Vector analysis of AnalyticDB for PostgreSQL is developed based on the massively parallel processing (MPP) query architecture. It is implemented as follows: AnalyticDB for PostgreSQL uses an AI algorithm to extract the features of unstructured data, and then uses a feature vector to uniquely identify the unstructured data. The distance between vectors is used to measure the similarities between unstructured data. Vector analysis allows you to use SQL statements to retrieve unstructured data and perform association analysis between unstructured data and structured data.

Typical scenarios

Vector analysis of AnalyticDB for PostgreSQL helps you develop intelligent applications such as:

  • Search by image: Search for images similar to a given image.
  • Voiceprint recognition: Search for audio similar to given audio.
  • Semantics-based text retrieval and recommendation: Searches for texts similar to a given text.
  • File deduplication: Remove duplicate files based on the fingerprint of a given file.
  • Product image analysis: Analyze which images contain the same product among a large number of images.

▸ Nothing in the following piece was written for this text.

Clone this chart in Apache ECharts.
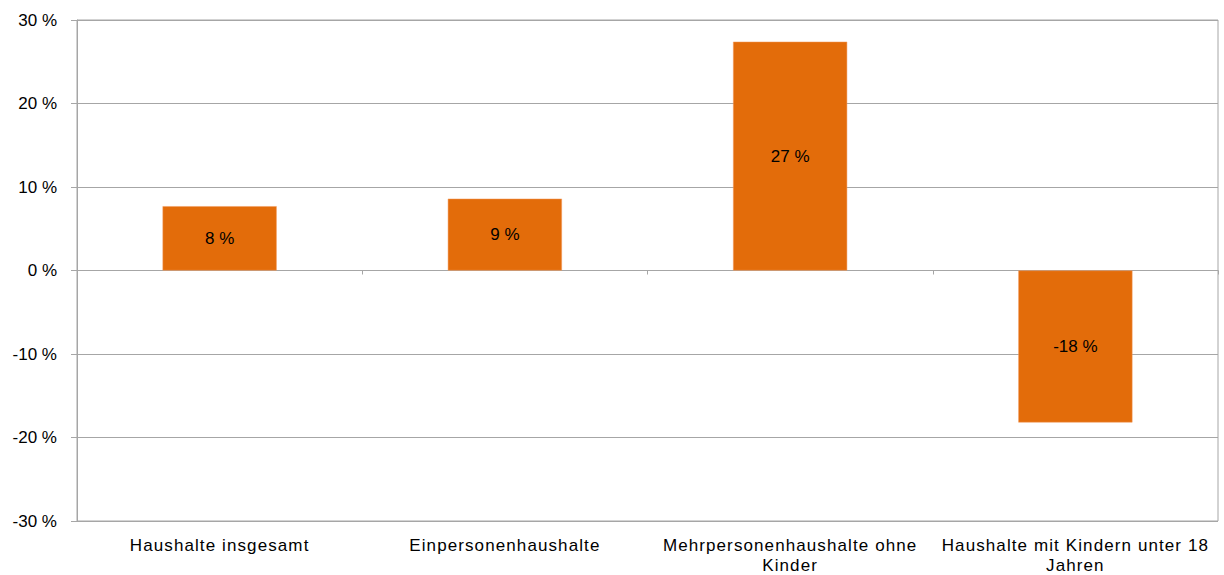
<!DOCTYPE html>
<html>
<head>
<meta charset="utf-8">
<script src="https://cdn.jsdelivr.net/npm/echarts@6/dist/echarts.min.js"></script>
<style>
html,body{margin:0;padding:0;background:#fff}
#c{width:1224px;height:575px}
#c svg text[style*="Liberation"]{letter-spacing:1.1px}
</style>
</head>
<body>
<div id="c"></div>
<script>
const categories = ["Haushalte insgesamt", "Einpersonenhaushalte", "Mehrpersonenhaushalte ohne\nKinder", "Haushalte mit Kindern unter 18\nJahren"];
const values = [7.7, 8.6, 27.4, -18.2];
const yTicks = { min: -30, max: 30, interval: 10 };

const chart = echarts.init(document.getElementById('c'), null, { renderer: 'svg' });
const catFont = 'Liberation Sans';
const numFont = 'Arial';
chart.setOption({
  animation: false,
  grid: { left: 77, right: 6, top: 20, bottom: 53, show: true, borderColor: '#A6A6A6', borderWidth: 1 },
  xAxis: [{
    type: 'category', data: categories,
    axisLine: { onZero: true, lineStyle: { color: '#A6A6A6', width: 1 } },
    axisTick: { show: true, length: 4, lineStyle: { color: '#A6A6A6' } },
    axisLabel: { show: false }
  }, {
    type: 'category', data: categories, position: 'bottom',
    axisLine: { show: false }, axisTick: { show: false },
    axisLabel: { color: '#000', fontFamily: catFont, fontSize: 17, lineHeight: 20, margin: 14, interval: 0 }
  }],
  yAxis: {
    type: 'value', min: yTicks.min, max: yTicks.max, interval: yTicks.interval,
    axisLine: { show: true, lineStyle: { color: '#A6A6A6', width: 1 } },
    axisTick: { show: true, length: 6, lineStyle: { color: '#A6A6A6' } },
    splitLine: { lineStyle: { color: '#A6A6A6', width: 1 } },
    axisLabel: { color: '#000', fontFamily: numFont, fontSize: 17, margin: 20, formatter: v => v + ' %' }
  },
  series: [{
    type: 'bar', data: values, barWidth: '40%', xAxisIndex: 0,
    itemStyle: { color: '#E36C0A', borderColor: '#F29A5E', borderWidth: 0.5 },
    label: { show: true, position: 'inside', color: '#000', fontFamily: numFont, fontSize: 17,
      formatter: p => Math.round(p.value) + ' %' }
  }]
});
</script>
</body>
</html>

As an advanced feature of AnalyticDB for PostgreSQL, vector analysis has served a number of Alibaba businesses, such as Data Mid-End, Alibaba e-commerce new retail businesses, and Alibaba Cloud City Brain.

Typical architecture

Figure 1. Example of vector analysis on unstructured data based on AnalyticDB for PostgreSQL
Example of vector analysis on unstructured data based on AnalyticDB for PostgreSQL
  • A web application uses a feature extraction service to extract feature vectors of unstructured data (such as texts, images, and audio) and writes the vectors into the vector library in AnalyticDB for PostgreSQL.
  • During retrieval, the web application first uses the feature_extractor function to extract vectors from unstructured data, and then performs queries by invoking the query and analysis interface for vector analysis of AnalyticDB for PostgreSQL.